Daß die Antragsgegnerin nach ihrer Darstellung für sich und die Kinder keine Ersatzwohnung finden können will, ist in Anbetracht der entspannten Wohnungsmarktlage nicht nachvollziehbar. Sie trägt auch nicht etwa vor, vergebliche Versuche hierfür unternommen zu haben. Ihre gegenwärtige Einkommenssituation ist zudem subsidiär. Denn die Zuweisung der Ehewohnung soll nicht zu einer Art Naturalunterhalt führen, der die Unterhaltslücke schließt (BayObLG, FamRZ 1965, 513 ff.; Erman/ Dieckmann, BGB, 9. Aufl., § 3 HausrVO Rz. 3). Daß sie sich mit dem Antragsteller auf die Verrechnung der nach langer Trennungszeit nicht unangemessen hohen Nutzungsentschädigung mit Kindesunterhalt geeinigt hat, läßt zudem erwarten, daß der Antragsteller unverzüglich nach Auszug der Antragsgegnerin mit der Zahlung von Kindesunterhalt beginnen wird.

Die wirtschaftliche Lage der Antragsgegnerin ist auch um deswillen besser als in dem angefochtenen Urteil zugrundegelegt, weil sie noch über Einkünfte aus selbständiger Tätigkeit verfügt. Ob daneben noch ein Aufstockungsunterhalt in Betracht kommt, muß dahinstehen. Die Antragsgegnerin kann ggfls. Wohngeld oder andere Sozialleistungen in Anspruch nehmen, wenn ihre Mittel auch noch nach Abschluß der güterrechtlichen Auseinandersetzung nicht ausreichen sollten.

Letztendlich beklagt die Antragsgegnerin die ungünstige Lage der Ehewohnung. Dies wird sie bei Wahl ihrer neuen Wohnung korrigieren können.
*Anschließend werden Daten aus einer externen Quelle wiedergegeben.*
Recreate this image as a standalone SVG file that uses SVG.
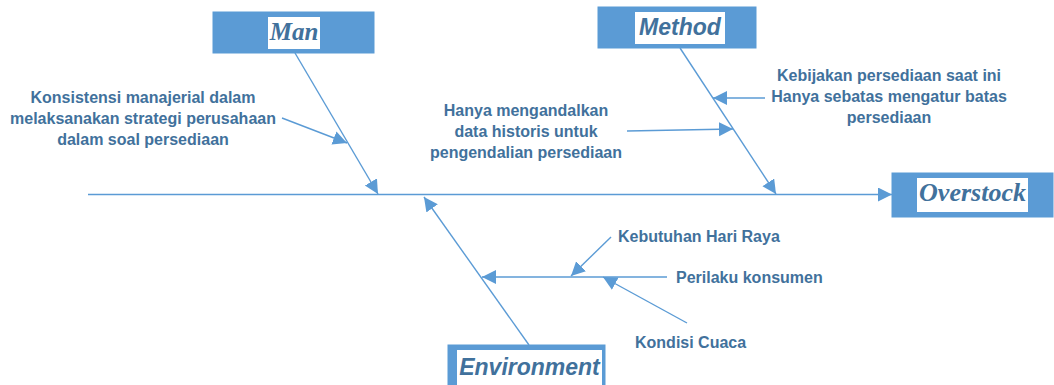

Die Räumungsanordnung und die Festsetzung der Räumungsfrist mit dem 30. 9. 1999 beruhen auf §§ 2, 15 HausrVO und orientieren sich am Beschwerdeantrag. Die Antragsgegnerin sollte aber zusehen, den Umzug bis zum Ende der hessischen Schulferien bewerkstelligt zu haben.